STATED TASK - Transcribe the listing in full, excluding any pictures.

MATERIAL PROVIDED -
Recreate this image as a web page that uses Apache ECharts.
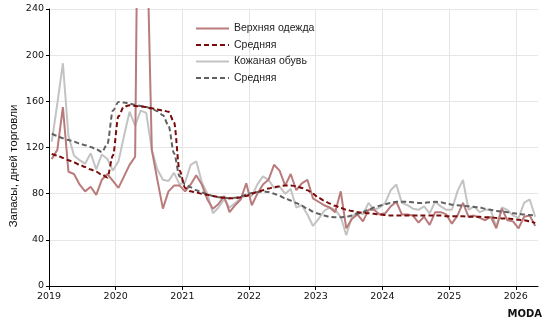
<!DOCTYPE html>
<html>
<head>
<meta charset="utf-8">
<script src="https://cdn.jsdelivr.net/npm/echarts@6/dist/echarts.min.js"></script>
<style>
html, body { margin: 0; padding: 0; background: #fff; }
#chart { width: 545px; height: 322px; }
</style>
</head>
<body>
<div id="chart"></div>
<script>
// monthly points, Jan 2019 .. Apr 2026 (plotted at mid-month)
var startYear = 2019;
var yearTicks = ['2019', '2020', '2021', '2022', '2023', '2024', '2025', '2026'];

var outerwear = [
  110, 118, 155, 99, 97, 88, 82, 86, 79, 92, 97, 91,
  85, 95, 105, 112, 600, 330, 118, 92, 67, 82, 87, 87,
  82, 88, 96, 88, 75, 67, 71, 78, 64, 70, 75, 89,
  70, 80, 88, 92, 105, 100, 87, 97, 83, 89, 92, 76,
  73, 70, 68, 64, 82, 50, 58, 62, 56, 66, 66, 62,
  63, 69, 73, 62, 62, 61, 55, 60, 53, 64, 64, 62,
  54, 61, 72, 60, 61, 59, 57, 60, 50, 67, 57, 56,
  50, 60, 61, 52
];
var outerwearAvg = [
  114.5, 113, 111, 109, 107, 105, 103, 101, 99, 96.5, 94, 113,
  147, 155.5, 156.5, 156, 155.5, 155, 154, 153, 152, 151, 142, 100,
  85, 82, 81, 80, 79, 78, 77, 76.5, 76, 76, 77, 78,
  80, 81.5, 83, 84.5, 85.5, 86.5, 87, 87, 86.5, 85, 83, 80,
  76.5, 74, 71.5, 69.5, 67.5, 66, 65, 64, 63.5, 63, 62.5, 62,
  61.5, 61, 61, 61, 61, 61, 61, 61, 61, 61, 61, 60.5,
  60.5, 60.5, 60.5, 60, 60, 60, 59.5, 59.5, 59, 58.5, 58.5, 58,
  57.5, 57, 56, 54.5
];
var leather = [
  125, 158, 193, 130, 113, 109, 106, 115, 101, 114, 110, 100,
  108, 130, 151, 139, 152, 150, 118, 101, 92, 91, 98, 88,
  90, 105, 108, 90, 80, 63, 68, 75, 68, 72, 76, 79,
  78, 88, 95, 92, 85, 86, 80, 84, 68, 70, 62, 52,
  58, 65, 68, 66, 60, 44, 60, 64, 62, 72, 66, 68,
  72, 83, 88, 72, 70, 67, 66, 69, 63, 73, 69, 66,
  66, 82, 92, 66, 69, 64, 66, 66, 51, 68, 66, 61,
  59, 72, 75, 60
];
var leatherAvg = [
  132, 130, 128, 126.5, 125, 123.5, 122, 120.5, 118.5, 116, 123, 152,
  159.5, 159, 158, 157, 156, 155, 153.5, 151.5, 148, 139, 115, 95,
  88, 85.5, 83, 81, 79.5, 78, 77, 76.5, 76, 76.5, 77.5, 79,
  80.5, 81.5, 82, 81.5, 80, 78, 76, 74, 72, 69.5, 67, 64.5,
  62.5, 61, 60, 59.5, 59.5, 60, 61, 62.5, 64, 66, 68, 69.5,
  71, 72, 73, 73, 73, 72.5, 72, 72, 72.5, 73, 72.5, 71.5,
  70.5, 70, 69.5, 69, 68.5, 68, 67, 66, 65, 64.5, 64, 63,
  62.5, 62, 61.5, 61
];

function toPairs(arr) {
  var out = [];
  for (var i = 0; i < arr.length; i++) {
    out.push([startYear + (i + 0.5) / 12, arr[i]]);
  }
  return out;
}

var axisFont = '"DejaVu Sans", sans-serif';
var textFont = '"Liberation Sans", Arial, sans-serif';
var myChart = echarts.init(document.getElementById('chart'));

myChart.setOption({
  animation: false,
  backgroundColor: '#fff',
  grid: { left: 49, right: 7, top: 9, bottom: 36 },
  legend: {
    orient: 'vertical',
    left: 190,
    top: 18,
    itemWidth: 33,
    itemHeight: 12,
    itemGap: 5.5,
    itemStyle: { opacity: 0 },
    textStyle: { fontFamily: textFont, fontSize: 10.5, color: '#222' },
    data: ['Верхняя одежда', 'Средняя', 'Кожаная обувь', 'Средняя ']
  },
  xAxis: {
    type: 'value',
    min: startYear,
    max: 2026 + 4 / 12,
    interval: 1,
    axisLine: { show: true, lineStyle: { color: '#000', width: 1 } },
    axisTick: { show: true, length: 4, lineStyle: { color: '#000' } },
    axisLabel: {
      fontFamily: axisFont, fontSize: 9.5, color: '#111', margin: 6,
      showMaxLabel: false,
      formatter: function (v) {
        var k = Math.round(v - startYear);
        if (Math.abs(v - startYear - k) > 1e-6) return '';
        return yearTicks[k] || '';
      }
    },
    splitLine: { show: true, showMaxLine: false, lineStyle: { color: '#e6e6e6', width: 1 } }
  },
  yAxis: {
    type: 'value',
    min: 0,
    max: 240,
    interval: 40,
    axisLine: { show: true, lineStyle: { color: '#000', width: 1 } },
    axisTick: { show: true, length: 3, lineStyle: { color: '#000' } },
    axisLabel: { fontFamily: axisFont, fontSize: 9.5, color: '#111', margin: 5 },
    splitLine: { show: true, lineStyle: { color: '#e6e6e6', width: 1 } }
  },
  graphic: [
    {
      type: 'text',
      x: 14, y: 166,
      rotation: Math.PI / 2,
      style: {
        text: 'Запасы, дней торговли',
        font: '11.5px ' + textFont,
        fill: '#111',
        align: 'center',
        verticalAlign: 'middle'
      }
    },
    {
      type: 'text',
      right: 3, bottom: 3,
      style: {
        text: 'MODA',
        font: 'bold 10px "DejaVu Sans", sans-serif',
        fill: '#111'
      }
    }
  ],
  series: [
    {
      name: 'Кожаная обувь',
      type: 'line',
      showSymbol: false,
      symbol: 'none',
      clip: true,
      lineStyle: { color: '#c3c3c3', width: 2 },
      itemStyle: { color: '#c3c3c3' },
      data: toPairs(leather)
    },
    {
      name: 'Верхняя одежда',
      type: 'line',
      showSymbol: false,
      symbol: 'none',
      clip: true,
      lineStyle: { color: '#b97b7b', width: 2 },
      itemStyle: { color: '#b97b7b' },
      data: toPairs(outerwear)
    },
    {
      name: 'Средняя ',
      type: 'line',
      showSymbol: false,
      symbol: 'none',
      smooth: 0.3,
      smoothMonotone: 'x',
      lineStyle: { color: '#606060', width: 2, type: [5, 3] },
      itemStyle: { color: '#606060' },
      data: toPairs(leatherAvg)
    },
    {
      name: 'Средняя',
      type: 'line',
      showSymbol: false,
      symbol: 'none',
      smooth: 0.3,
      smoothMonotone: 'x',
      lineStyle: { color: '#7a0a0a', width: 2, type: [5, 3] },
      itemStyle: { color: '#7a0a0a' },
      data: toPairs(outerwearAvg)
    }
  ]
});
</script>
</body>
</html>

RESULT FOR THIS EXERCISE -
Recreate this image as a web page that uses Apache ECharts.
<!DOCTYPE html>
<html>
<head>
<meta charset="utf-8">
<script src="https://cdn.jsdelivr.net/npm/echarts@6/dist/echarts.min.js"></script>
<style>
html, body { margin: 0; padding: 0; background: #fff; }
#chart { width: 545px; height: 322px; }
</style>
</head>
<body>
<div id="chart"></div>
<script>
// monthly points, Jan 2019 .. Apr 2026 (plotted at mid-month)
var startYear = 2019;
var yearTicks = ['2019', '2020', '2021', '2022', '2023', '2024', '2025', '2026'];

var outerwear = [
  110, 118, 155, 99, 97, 88, 82, 86, 79, 92, 97, 91,
  85, 95, 105, 112, 600, 330, 118, 92, 67, 82, 87, 87,
  82, 88, 96, 88, 75, 67, 71, 78, 64, 70, 75, 89,
  70, 80, 88, 92, 105, 100, 87, 97, 83, 89, 92, 76,
  73, 70, 68, 64, 82, 50, 58, 62, 56, 66, 66, 62,
  63, 69, 73, 62, 62, 61, 55, 60, 53, 64, 64, 62,
  54, 61, 72, 60, 61, 59, 57, 60, 50, 67, 57, 56,
  50, 60, 61, 52
];
var outerwearAvg = [
  114.5, 113, 111, 109, 107, 105, 103, 101, 99, 96.5, 94, 113,
  147, 155.5, 156.5, 156, 155.5, 155, 154, 153, 152, 151, 142, 100,
  85, 82, 81, 80, 79, 78, 77, 76.5, 76, 76, 77, 78,
  80, 81.5, 83, 84.5, 85.5, 86.5, 87, 87, 86.5, 85, 83, 80,
  76.5, 74, 71.5, 69.5, 67.5, 66, 65, 64, 63.5, 63, 62.5, 62,
  61.5, 61, 61, 61, 61, 61, 61, 61, 61, 61, 61, 60.5,
  60.5, 60.5, 60.5, 60, 60, 60, 59.5, 59.5, 59, 58.5, 58.5, 58,
  57.5, 57, 56, 54.5
];
var leather = [
  125, 158, 193, 130, 113, 109, 106, 115, 101, 114, 110, 100,
  108, 130, 151, 139, 152, 150, 118, 101, 92, 91, 98, 88,
  90, 105, 108, 90, 80, 63, 68, 75, 68, 72, 76, 79,
  78, 88, 95, 92, 85, 86, 80, 84, 68, 70, 62, 52,
  58, 65, 68, 66, 60, 44, 60, 64, 62, 72, 66, 68,
  72, 83, 88, 72, 70, 67, 66, 69, 63, 73, 69, 66,
  66, 82, 92, 66, 69, 64, 66, 66, 51, 68, 66, 61,
  59, 72, 75, 60
];
var leatherAvg = [
  132, 130, 128, 126.5, 125, 123.5, 122, 120.5, 118.5, 116, 123, 152,
  159.5, 159, 158, 157, 156, 155, 153.5, 151.5, 148, 139, 115, 95,
  88, 85.5, 83, 81, 79.5, 78, 77, 76.5, 76, 76.5, 77.5, 79,
  80.5, 81.5, 82, 81.5, 80, 78, 76, 74, 72, 69.5, 67, 64.5,
  62.5, 61, 60, 59.5, 59.5, 60, 61, 62.5, 64, 66, 68, 69.5,
  71, 72, 73, 73, 73, 72.5, 72, 72, 72.5, 73, 72.5, 71.5,
  70.5, 70, 69.5, 69, 68.5, 68, 67, 66, 65, 64.5, 64, 63,
  62.5, 62, 61.5, 61
];

function toPairs(arr) {
  var out = [];
  for (var i = 0; i < arr.length; i++) {
    out.push([startYear + (i + 0.5) / 12, arr[i]]);
  }
  return out;
}

var axisFont = '"DejaVu Sans", sans-serif';
var textFont = '"Liberation Sans", Arial, sans-serif';
var myChart = echarts.init(document.getElementById('chart'));

myChart.setOption({
  animation: false,
  backgroundColor: '#fff',
  grid: { left: 49, right: 7, top: 9, bottom: 36 },
  legend: {
    orient: 'vertical',
    left: 190,
    top: 18,
    itemWidth: 33,
    itemHeight: 12,
    itemGap: 5.5,
    itemStyle: { opacity: 0 },
    textStyle: { fontFamily: textFont, fontSize: 10.5, color: '#222' },
    data: ['Верхняя одежда', 'Средняя', 'Кожаная обувь', 'Средняя ']
  },
  xAxis: {
    type: 'value',
    min: startYear,
    max: 2026 + 4 / 12,
    interval: 1,
    axisLine: { show: true, lineStyle: { color: '#000', width: 1 } },
    axisTick: { show: true, length: 4, lineStyle: { color: '#000' } },
    axisLabel: {
      fontFamily: axisFont, fontSize: 9.5, color: '#111', margin: 6,
      showMaxLabel: false,
      formatter: function (v) {
        var k = Math.round(v - startYear);
        if (Math.abs(v - startYear - k) > 1e-6) return '';
        return yearTicks[k] || '';
      }
    },
    splitLine: { show: true, showMaxLine: false, lineStyle: { color: '#e6e6e6', width: 1 } }
  },
  yAxis: {
    type: 'value',
    min: 0,
    max: 240,
    interval: 40,
    axisLine: { show: true, lineStyle: { color: '#000', width: 1 } },
    axisTick: { show: true, length: 3, lineStyle: { color: '#000' } },
    axisLabel: { fontFamily: axisFont, fontSize: 9.5, color: '#111', margin: 5 },
    splitLine: { show: true, lineStyle: { color: '#e6e6e6', width: 1 } }
  },
  graphic: [
    {
      type: 'text',
      x: 14, y: 166,
      rotation: Math.PI / 2,
      style: {
        text: 'Запасы, дней торговли',
        font: '11.5px ' + textFont,
        fill: '#111',
        align: 'center',
        verticalAlign: 'middle'
      }
    },
    {
      type: 'text',
      right: 3, bottom: 3,
      style: {
        text: 'MODA',
        font: 'bold 10px "DejaVu Sans", sans-serif',
        fill: '#111'
      }
    }
  ],
  series: [
    {
      name: 'Кожаная обувь',
      type: 'line',
      showSymbol: false,
      symbol: 'none',
      clip: true,
      lineStyle: { color: '#c3c3c3', width: 2 },
      itemStyle: { color: '#c3c3c3' },
      data: toPairs(leather)
    },
    {
      name: 'Верхняя одежда',
      type: 'line',
      showSymbol: false,
      symbol: 'none',
      clip: true,
      lineStyle: { color: '#b97b7b', width: 2 },
      itemStyle: { color: '#b97b7b' },
      data: toPairs(outerwear)
    },
    {
      name: 'Средняя ',
      type: 'line',
      showSymbol: false,
      symbol: 'none',
      smooth: 0.3,
      smoothMonotone: 'x',
      lineStyle: { color: '#606060', width: 2, type: [5, 3] },
      itemStyle: { color: '#606060' },
      data: toPairs(leatherAvg)
    },
    {
      name: 'Средняя',
      type: 'line',
      showSymbol: false,
      symbol: 'none',
      smooth: 0.3,
      smoothMonotone: 'x',
      lineStyle: { color: '#7a0a0a', width: 2, type: [5, 3] },
      itemStyle: { color: '#7a0a0a' },
      data: toPairs(outerwearAvg)
    }
  ]
});
</script>
</body>
</html>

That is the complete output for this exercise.